Sans ressembler à Terminator, Kevin Warwick est le premier cyborg de l'histoire. C'est du moins comme ça qu'il se considère. Directeur du laboratoire de cybernétique de l'université de Reading en Grande-Bretagne, l'homme s'est, en 1998, greffé une puce électronique dans le corps. Celle-ci lui permettait par exemple d'ouvrir la porte de son bureau sans effectuer un geste; une voix identifiant sa présence lui souhaitait le bonjour... En 2002, le scientifique pousse encore plus loin l'expérience et s'implante une nouvelle puce, cette fois-ci connectée à son système nerveux. «Une intervention nécessitant une grosse chirurgie», précise Daniela Cerqui qui a suivi tout le processus. Plus perfectionné que le premier, ce dispositif se caractérise par sa faculté de recevoir des informations et non plus d'en donner seulement. Manipulation par la pensée d'une main robotisée dans son laboratoire puis outre-atlantique, via une impulsion nerveuse transmise par Internet; ouverture et fermeture de la lumière usant des mêmes méthodes... Le cybernéticien explore le champ de la communication du cerveau à la machine avant de se lancer dans une ébauche de télépathie: des électrodes placées dans le bras de son épouse lui permettent d'échanger des signaux neuraux avec cette dernière.

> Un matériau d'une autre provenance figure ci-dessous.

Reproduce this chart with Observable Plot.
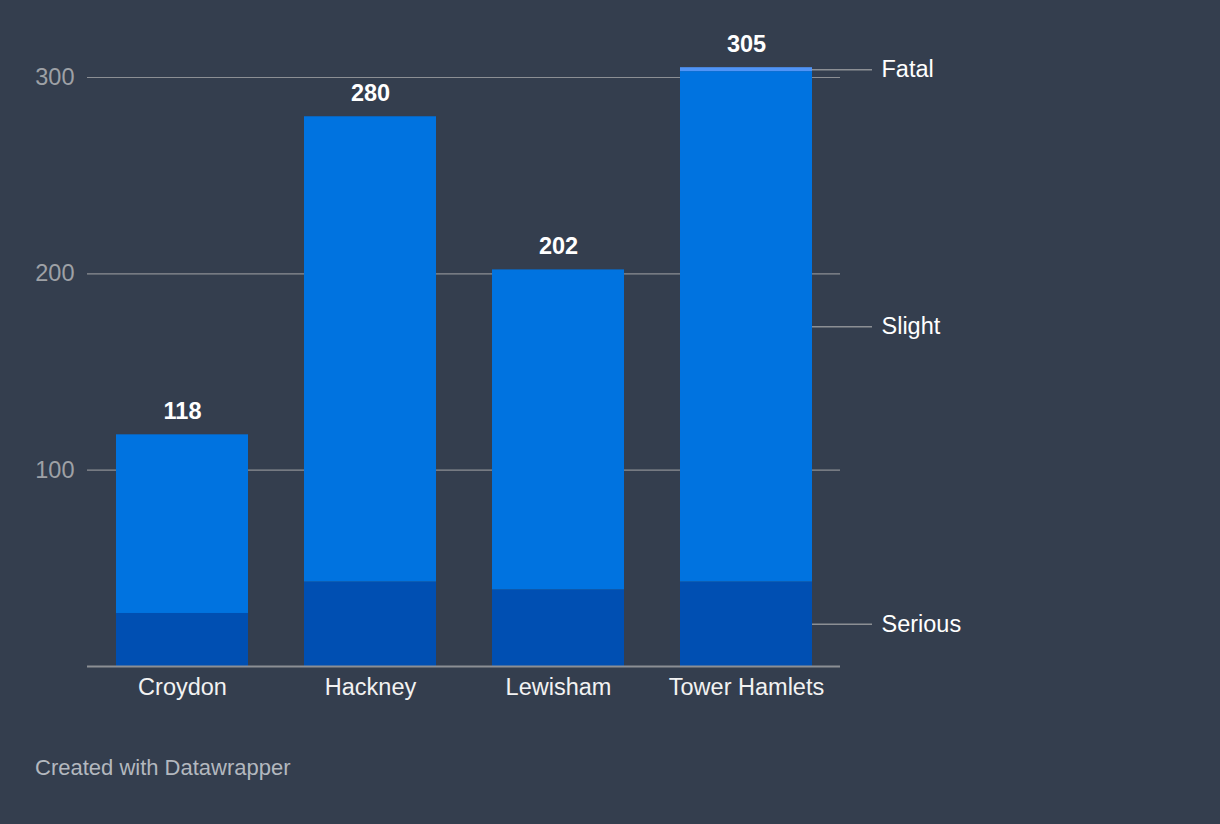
<!DOCTYPE html>
<html>
<head>
<meta charset="utf-8">
<script src="https://cdn.jsdelivr.net/npm/d3@7"></script>
<script src="https://cdn.jsdelivr.net/npm/@observablehq/plot@0.6"></script>
<style>
  html, body { margin: 0; padding: 0; background: #343e4e; }
  body { width: 1220px; height: 824px; position: relative; overflow: hidden; font-family: "Liberation Sans", Arial, sans-serif; }
  #chart { position: absolute; left: 0; top: 0; }
  #caption { position: absolute; left: 35px; top: 755px; font-size: 22px; color: #b3b8bf; }
</style>
</head>
<body>
<div id="chart"></div>
<div id="caption">Created with Datawrapper</div>
<script>
const boroughs = ["Croydon", "Hackney", "Lewisham", "Tower Hamlets"];
const types = ["Serious", "Slight", "Fatal"];
const serious = [27, 43, 39, 43];
const slight = [91, 237, 163, 260];
const fatal = [0, 0, 0, 2];
const yTicks = [100, 200, 300];
const colors = ["#004fb2", "#0073e0", "#4f94f7"];

const seriesValues = [serious, slight, fatal];
const rows = [];
boroughs.forEach((b, i) => {
  types.forEach((t, j) => rows.push({borough: b, type: t, value: seriesValues[j][i]}));
});
const totals = boroughs.map((b, i) => ({borough: b, total: serious[i] + slight[i] + fatal[i]}));

// side labels at midpoint of each segment of the last bar
const last = boroughs.length - 1;
let cum = 0;
const sideLabels = types.map((t, j) => {
  const v = seriesValues[j][last];
  const mid = cum + v / 2;
  cum += v;
  return {borough: boroughs[last], type: t, y: mid};
});

const chart = Plot.plot({
  width: 1220,
  height: 730,
  marginLeft: 87,
  marginRight: 380,
  marginTop: 77,
  marginBottom: 64,
  style: {background: "transparent", fontFamily: "Liberation Sans, Arial, sans-serif"},
  x: {domain: boroughs, paddingInner: 0.3, paddingOuter: 0.15, label: null},
  y: {domain: [0, 300], nice: false, label: null},
  color: {domain: types, range: colors},
  marks: [
    Plot.ruleY(yTicks, {stroke: "#8c8f94", strokeWidth: 1.2}),
    Plot.barY(rows, {x: "borough", y: "value", fill: "type", order: types}),
    Plot.ruleY([0], {stroke: "#8c8f94", strokeWidth: 2}),
    Plot.axisY(yTicks, {tickSize: 0, tickPadding: 13, fontSize: 23.5, fill: "#9ea1a6", label: null}),
    Plot.axisX({tickSize: 0, tickPadding: 12, fontSize: 23.5, fill: "#f2f2f2", label: null}),
    Plot.text(totals, {x: "borough", y: "total", text: d => String(d.total), dy: -23, fontSize: 23.5, fontWeight: "bold", fill: "#ffffff"}),
    Plot.tickY(sideLabels, {x: "borough", y: "y", stroke: "#8c8f94", strokeWidth: 1.5, insetLeft: 132, insetRight: -60}),
    Plot.text(sideLabels, {x: "borough", y: "y", text: "type", textAnchor: "start", dx: 135, fontSize: 23.5, fill: "#ffffff"})
  ]
});
document.getElementById("chart").appendChild(chart);
</script>
</body>
</html>
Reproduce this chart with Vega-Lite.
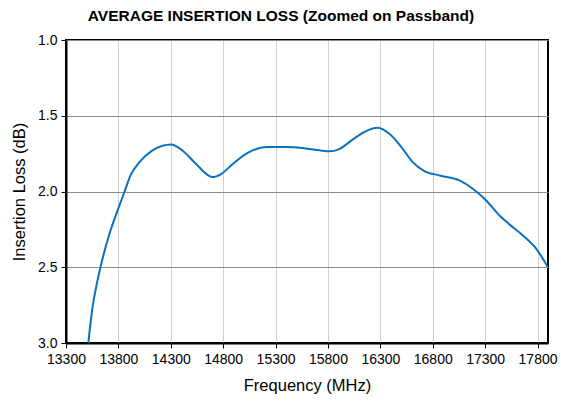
{
  "$schema": "https://vega.github.io/schema/vega-lite/v6.json",
  "width": 482,
  "height": 303,
  "autosize": {"type": "none"},
  "padding": {"left": 66, "top": 40, "right": 13, "bottom": 58},
  "background": "white",
  "title": {
    "text": "AVERAGE INSERTION LOSS (Zoomed on Passband)",
    "font": "Liberation Sans",
    "fontSize": 15.5,
    "fontWeight": "bold",
    "color": "black",
    "offset": 9,
    "dx": -26
  },
  "config": {
    "view": {"stroke": "black", "strokeWidth": 2},
    "axis": {
      "labelFont": "Liberation Sans",
      "titleFont": "Liberation Sans",
      "labelFontSize": 14,
      "titleFontSize": 16.5,
      "titleFontWeight": "normal",
      "labelColor": "black",
      "titleColor": "black",
      "domainColor": "black",
      "domainWidth": 2,
      "tickColor": "black",
      "tickSize": 5
    }
  },
  "data": {
    "values": [
      {"f": 13513, "il": 3.0},
      {"f": 13550, "il": 2.78},
      {"f": 13600, "il": 2.59},
      {"f": 13650, "il": 2.44},
      {"f": 13710, "il": 2.29},
      {"f": 13790, "il": 2.13},
      {"f": 13854, "il": 2.01},
      {"f": 13918, "il": 1.89},
      {"f": 13997, "il": 1.81},
      {"f": 14125, "il": 1.729},
      {"f": 14300, "il": 1.689},
      {"f": 14411, "il": 1.729},
      {"f": 14539, "il": 1.817},
      {"f": 14698, "il": 1.905},
      {"f": 14780, "il": 1.885},
      {"f": 14889, "il": 1.82},
      {"f": 15000, "il": 1.76},
      {"f": 15080, "il": 1.729},
      {"f": 15208, "il": 1.707},
      {"f": 15399, "il": 1.707},
      {"f": 15590, "il": 1.716},
      {"f": 15720, "il": 1.728},
      {"f": 15813, "il": 1.735},
      {"f": 15908, "il": 1.72},
      {"f": 16035, "il": 1.658},
      {"f": 16163, "il": 1.601},
      {"f": 16274, "il": 1.579},
      {"f": 16386, "il": 1.619},
      {"f": 16513, "il": 1.718},
      {"f": 16609, "il": 1.806},
      {"f": 16720, "il": 1.865},
      {"f": 16864, "il": 1.894},
      {"f": 17055, "il": 1.927},
      {"f": 17182, "il": 1.982},
      {"f": 17310, "il": 2.059},
      {"f": 17437, "il": 2.158},
      {"f": 17532, "il": 2.217},
      {"f": 17660, "il": 2.29},
      {"f": 17787, "il": 2.377},
      {"f": 17898, "il": 2.499}
    ]
  },
  "mark": {"type": "line", "color": "#0A71C1", "strokeWidth": 2, "interpolate": "monotone", "clip": true},
  "encoding": {
    "x": {
      "field": "f",
      "type": "quantitative",
      "scale": {"domain": [13300, 17900], "nice": false, "zero": false},
      "axis": {
        "title": "Frequency (MHz)",
        "values": [13300, 13800, 14300, 14800, 15300, 15800, 16300, 16800, 17300, 17800],
        "format": "d",
        "labelFlush": false,
        "labelOverlap": false,
        "gridColor": "#d0d0d0",
        "gridWidth": 1,
        "titlePadding": 11,
        "labelPadding": 4
      }
    },
    "y": {
      "field": "il",
      "type": "quantitative",
      "scale": {"domain": [1, 3], "reverse": true, "nice": false, "zero": false},
      "axis": {
        "title": "Insertion Loss (dB)",
        "values": [1, 1.5, 2, 2.5, 3],
        "format": ".1f",
        "gridColor": "#8c8c8c",
        "gridWidth": 1,
        "titlePadding": 10,
        "labelPadding": 4
      }
    }
  }
}
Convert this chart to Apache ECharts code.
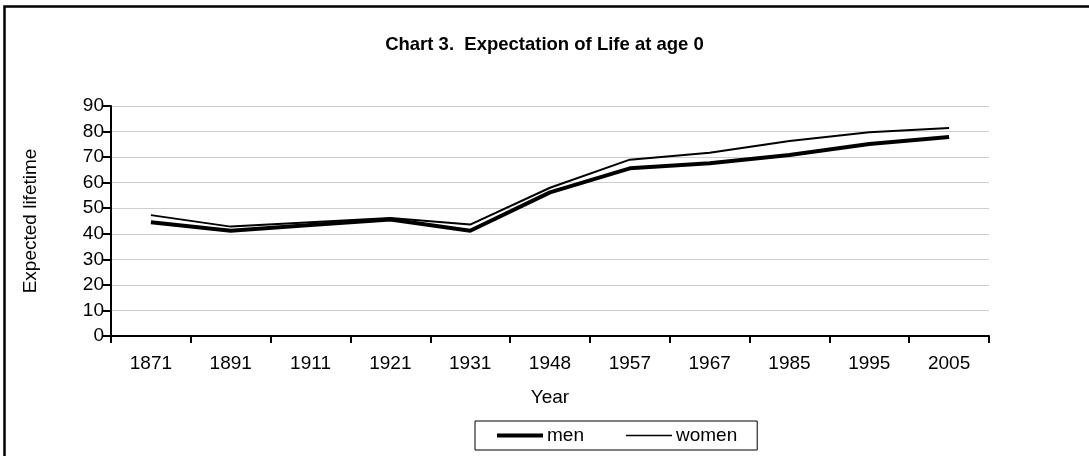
<!DOCTYPE html>
<html>
<head>
<meta charset="utf-8">
<script src="https://cdn.jsdelivr.net/npm/echarts@6/dist/echarts.min.js"></script>
<style>
  html, body { margin: 0; padding: 0; background: #fff; }
  #chart { width: 1089px; height: 456px; }
</style>
</head>
<body>
<div id="chart"></div>
<script>
// 数据
const years = ['1871', '1891', '1911', '1921', '1931', '1948', '1957', '1967', '1985', '1995', '2005'];
const men = [44.5, 41.2, 43.4, 45.6, 41.2, 56.2, 65.6, 67.6, 70.8, 75.1, 77.9];
const women = [47.3, 42.8, 44.5, 46.2, 43.6, 58.0, 69.0, 71.7, 76.3, 79.7, 81.4];

const font = 'Liberation Sans, Arial, sans-serif';
const fs = 19;

const mychart = echarts.init(document.getElementById('chart'));
mychart.setOption({
    animation: false,
    backgroundColor: '#fff',
    textStyle: { fontFamily: font, color: '#000' },
    // 外框 (只有上边和左边)
    graphic: [{
        type: 'polyline',
        shape: { points: [[4.5, 456], [4.5, 6.5], [1089, 6.5]] },
        style: { fill: 'none', stroke: '#000', lineWidth: 2.5 },
        silent: true
    }],
    title: {
        text: 'Chart 3.  Expectation of Life at age 0',
        left: 'center',
        top: 30,
        textStyle: { fontFamily: font, fontSize: 18.5, fontWeight: 'bold', color: '#000' }
    },
    legend: {
        left: 475,
        top: 421,
        borderColor: '#000',
        borderWidth: 1,
        padding: [5, 20, 5, 22],
        itemWidth: 46,
        itemHeight: 14,
        itemGap: 42,
        textStyle: { fontFamily: font, fontSize: fs, color: '#000', padding: [0, 0, 0, -1] },
        data: [
            { name: 'men', icon: 'path://M0,0 L46,0 L46,4 L0,4 Z', itemStyle: { color: '#000' } },
            { name: 'women', icon: 'path://M0,0 L46,0 L46,1.6 L0,1.6 Z', itemStyle: { color: '#000' } }
        ]
    },
    grid: { left: 111, right: 100, top: 106, bottom: 120 },
    xAxis: {
        type: 'category',
        data: years,
        boundaryGap: true,
        name: 'Year',
        nameLocation: 'middle',
        nameGap: 52,
        nameTextStyle: { fontFamily: font, fontSize: fs, color: '#000' },
        axisLine: { lineStyle: { color: '#000', width: 2 } },
        axisTick: { show: true, length: 7, lineStyle: { color: '#000', width: 2 } },
        axisLabel: { fontFamily: font, fontSize: fs, color: '#000', margin: 18 }
    },
    yAxis: {
        type: 'value',
        min: 0,
        max: 90,
        interval: 10,
        name: 'Expected lifetime',
        nameLocation: 'middle',
        nameGap: 71,
        nameTextStyle: { fontFamily: font, fontSize: fs, color: '#000' },
        axisLine: { show: true, lineStyle: { color: '#000', width: 2 } },
        axisTick: { show: true, length: 8, lineStyle: { color: '#000', width: 2 } },
        axisLabel: { fontFamily: font, fontSize: fs, color: '#000', margin: 7 },
        splitLine: { lineStyle: { color: '#cfcfcf', width: 1 } }
    },
    series: [
        {
            name: 'men',
            type: 'line',
            data: men,
            symbol: 'none',
            lineStyle: { color: '#000', width: 4 },
            itemStyle: { color: '#000' }
        },
        {
            name: 'women',
            type: 'line',
            data: women,
            symbol: 'none',
            lineStyle: { color: '#000', width: 2 },
            itemStyle: { color: '#000' }
        }
    ]
});

window.addEventListener('resize', () => {
    mychart.resize();
});
</script>
</body>
</html>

Pour Kevin Warwick, ce résultat constitue un premier pas dans la transmission de pensées. Cobaye dans le mariage du biologique et de l'électronique, le professeur britannique poursuit ses expériences. Il estime que l'ère de la machine intelligente a déjà commencé; que l'homme du 21e siècle, grâce à des automates connectés, verra ses capacités largement augmentées. En d'autres termes, il annonce l'avènement d'un super-humain ou post-humain. Quelle que soit la crédibilité que l'on accorde à ces prévisions, Daniela Cerqui juge de son côté indispensable d'ouvrir le débat et de confronter des idées. «Nous devons parler de ce qui se trame dans les coulisses de la recherche. Kevin Warwick est peut-être un illuminé dans un laboratoire, il montre néanmoins la voie dans laquelle on s'engouffre. Est-elle acceptable et jusqu'où?»